Корвин безропотно повиновалась. Словно кукла, к которой привязали веревки поднялась, умылась, сменила пропахшую болезнью камизу на чистую, поела и забравшись с ногами на лежанку, принялась разбирать нити. Работа стопорилась. Тонкий, ломкий шелк рвался. Плотные, крохотные узлы не поддавались грубым скрюченным пальцам. Корвин пыхтела, пот лился с нее ручьем, но толку было ноль.
— Я не могу! — цветная связка полетела прочь, — Ничего не выходит! Не с моими скрюченными пальцами!
«Подними немедленно, — прошипела Кам, — Что за манера у вас людей судьбами швыряться⁈»
Но Корвин уже несло:
— Не могу, слышишь ты!
«Можешь. Садись за работу, иначе…»
— Иначе что? Снова покажешь мне ведьму с перьями на лице? Я не боюсь ее! Она не настоящая! Не бывает таких людей! Это морок. Сидский морок, ибо более ты ни на что не способна в моем теле! Я твоя темница. Капкан, впившийся в лютого зверя. И лишь моя смерть освободит тебя.

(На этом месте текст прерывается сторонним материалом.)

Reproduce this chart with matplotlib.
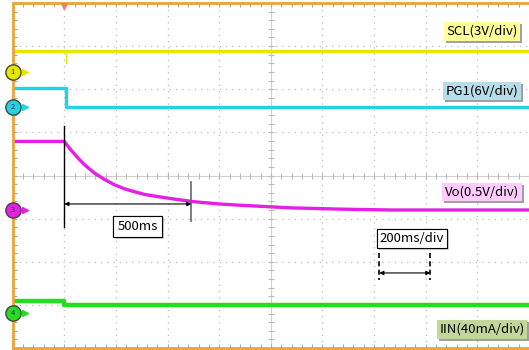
import numpy as np
import matplotlib
matplotlib.use("Agg")
import matplotlib.pyplot as plt
import matplotlib.patheffects as pe

plt.rcParams['font.family'] = ['Noto Sans CJK JP', 'DejaVu Sans']

# screen is 10 x 8 divisions, 200ms/div; values in divisions
step_t = 1.0
t_end = 10.0

scl_level = [2.88, 2.88]
pg1_level = [2.04, 1.58]     # before / after the step
iin_level = [-2.90, -3.00]

vo_t = [0.0, 1.0, 1.1, 1.21, 1.30, 1.40, 1.59, 1.79, 1.98, 2.17, 2.37, 2.56, 2.76,
        3.15, 3.53, 4.0, 4.41, 5.38, 6.35, 7.31, 8.5, 10.0]
vo_v = [0.79, 0.79, 0.63, 0.48, 0.36, 0.24, 0.05, -0.10, -0.22, -0.31, -0.38, -0.44,
        -0.48, -0.55, -0.61, -0.66, -0.69, -0.75, -0.78, -0.80, -0.80, -0.80]

ch_labels = ["SCL(3V/div)", "PG1(6V/div)", "Vo(0.5V/div)", "IIN(40mA/div)"]
ch_colors = ["#E6E600", "#22D3E6", "#E61EE6", "#22DD22"]
ch_boxes = ["#FFFF99", "#B7DEE8", "#FFCCFF", "#C4D79B"]
label_y = [3.34, 1.96, -0.38, -3.57]
marker_y = [2.40, 1.59, -0.80, -3.19]

fig = plt.figure(figsize=(5.29, 3.5), dpi=100)
ax = fig.add_axes([12.7 / 529, 2 / 350, 1 - 12.7 / 529, 345 / 350])
ax.set_xlim(0, 10)
ax.set_ylim(-4, 4)

# graticule
for gx in range(1, 10):
    if gx != 5:
        ax.axvline(gx, color="#BDBDBD", lw=0.9, linestyle=(0, (1, 4)), zorder=0)
for gy in range(-3, 4):
    if gy != 0:
        ax.axhline(gy, color="#BDBDBD", lw=0.9, linestyle=(0, (1, 4)), zorder=0)
ax.axvline(5, color="#CFCFCF", lw=0.8, zorder=0)
ax.axhline(0, color="#CFCFCF", lw=0.8, zorder=0)
minor_x = np.arange(0, 10.01, 0.2)
minor_y = np.arange(-4, 4.01, 0.2)
ax.plot(minor_x, np.zeros_like(minor_x), linestyle="none", marker="|",
        ms=4, color="#BBBBBB", mew=0.8, zorder=0)
ax.plot(np.full_like(minor_y, 5), minor_y, linestyle="none", marker="_",
        ms=4, color="#BBBBBB", mew=0.8, zorder=0)

ax.set_xticks(minor_x)
ax.set_yticks(minor_y)
ax.tick_params(direction="in", length=3, color="#AAAAAA", top=True,
               right=False, labelleft=False, labelbottom=False)
for side in ["top", "left", "bottom"]:
    ax.spines[side].set_color("#EBA33A")
    ax.spines[side].set_linewidth(2)
ax.spines["right"].set_visible(False)

# traces
lw = 2.4
ax.plot([0, t_end], scl_level, color=ch_colors[0], lw=lw)
ax.plot([step_t + 0.04, step_t + 0.04], [scl_level[0], 2.62], color=ch_colors[0], lw=0.8)
ax.plot([0, step_t + 0.04, step_t + 0.04, t_end],
        [pg1_level[0], pg1_level[0], pg1_level[1], pg1_level[1]], color=ch_colors[1], lw=lw)
ax.plot(vo_t, vo_v, color=ch_colors[2], lw=lw)
ax.plot([0, step_t, step_t, t_end],
        [iin_level[0], iin_level[0], iin_level[1], iin_level[1]], color=ch_colors[3], lw=lw + 0.8)

# channel markers on the left edge
for i in range(4):
    ax.plot(0, marker_y[i], marker="o", ms=11, mfc=ch_colors[i], mec="#444444",
            mew=1.0, clip_on=False, zorder=5)
    ax.plot(0.24, marker_y[i], marker=">", ms=4.5, color=ch_colors[i],
            clip_on=False, zorder=5)
    ax.text(0, marker_y[i], str(i + 1), fontsize=5.5, ha="center", va="center",
            color="#333333", zorder=6)

# trigger marker
ax.plot(step_t, 3.93, marker="v", ms=5, color="#E8826A", clip_on=False, zorder=5)

# channel labels
for i in range(4):
    t = ax.text(9.09, label_y[i], ch_labels[i], fontsize=9.5, ha="center", va="center",
                bbox=dict(boxstyle="square,pad=0.2", fc=ch_boxes[i], ec="none"))
    t.get_bbox_patch().set_path_effects(
        [pe.withSimplePatchShadow(offset=(1.5, -1.5), shadow_rgbFace="#888888", alpha=0.8),
         pe.Normal()])

# 500ms measurement
ax.plot([step_t, step_t], [1.15, -1.19], color="black", lw=1)
ax.plot([3.46, 3.46], [-0.15, -1.06], color="#666666", lw=1.2)
ax.annotate("", xy=(3.46, -0.66), xytext=(step_t, -0.66),
            arrowprops=dict(arrowstyle="<|-|>", color="black", lw=0.8,
                            mutation_scale=6, shrinkA=0, shrinkB=0))
t = ax.text(2.42, -1.18, "500ms", fontsize=9.5, ha="center", va="center",
            bbox=dict(boxstyle="square,pad=0.3", fc="white", ec="black", lw=0.8))
t.get_bbox_patch().set_path_effects(
    [pe.withSimplePatchShadow(offset=(1.5, -1.5), shadow_rgbFace="#888888"), pe.Normal()])

# 200ms/div scale
ax.plot([7.1, 7.1], [-1.80, -2.42], color="black", lw=1.2, linestyle=(0, (3, 2)))
ax.plot([8.09, 8.09], [-1.80, -2.42], color="black", lw=1.2, linestyle=(0, (3, 2)))
ax.annotate("", xy=(8.09, -2.26), xytext=(7.1, -2.26),
            arrowprops=dict(arrowstyle="<|-|>", color="black", lw=0.8,
                            mutation_scale=6, shrinkA=0, shrinkB=0))
t = ax.text(7.73, -1.46, "200ms/div", fontsize=9.5, ha="center", va="center",
            bbox=dict(boxstyle="square,pad=0.2", fc="white", ec="black", lw=0.8))
t.get_bbox_patch().set_path_effects(
    [pe.withSimplePatchShadow(offset=(1.5, -1.5), shadow_rgbFace="#888888"), pe.Normal()])

fig.savefig("out.png", dpi=100)
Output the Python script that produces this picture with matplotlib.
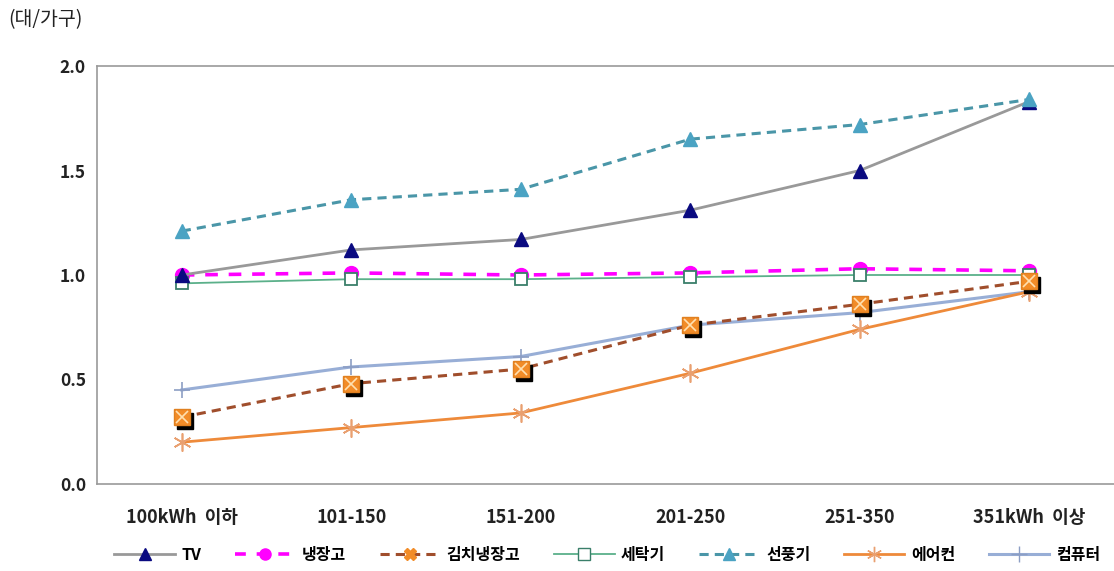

«Не лезь туда! Не для твоих глаз виденье было. Для моих… И даже зверю дается возможность отгрызть свою лапу и сбежать. Мне же даже это не дано.»
Злость дернула, и сида ощутила девичье тело как свое собственное. Кам плавно поднялась. Взяла нити и начала их распутывать. Одну за одной. Яркие, тонкие полоски шелка ложились пестрым ковром на стол. Монотонная работа успокоила.
«Красота какая!» мысленный возглас Корвин, вернул Кам на место. Тело тут же налилось чугуном, руки и пальцы выгнуло дугой. Спутанный моток нитей упал на колени.
— Ну как⁈
«Вот так, — произнесла сида глухо, — Мне что бы завладеть твоим телом много сил не надо. Учеба важна для тебя. Я все могу и так. Поэтому если хочешь измениться — трудись».
— Зачем? Управляй моим телом. И я буду красивой, статной, словно сосна в лесу.
«Тогда это уже будешь не ты, а я», — Кам вдруг стало горько. Словно полынью рот набили. Вот она людская порода: дай, сделай, наколдуй. Два чуда по цене одного. При других обстоятельствах она б легко заморочила дурочку. Извратила бы ее желания, перевернула мечты с ног на голову. Хочешь стать красоткой? Легко. Вот тебе волшебное зеркальце, гляди в него, и оно всегда покажет сладкую ложь. Мечтаешь прослыть лучшей рукодельницей? На, пожалуйста волшебную прялку, разве что укол ее острого шипа убьет не только мастерицу, но и всякого кто купил чудные нитки. Надеешься получить самого красивого жениха во всем королевстве? Держи! Ах, он ночью превращается в тюленя? Это легко поправить, пусть теперь тюленем будет днем, а ночью так и быть мужчиной. И нет, шкуру жечь нельзя, иначе стать ему на веки вечные слугой в холме туаты темной стороны луны.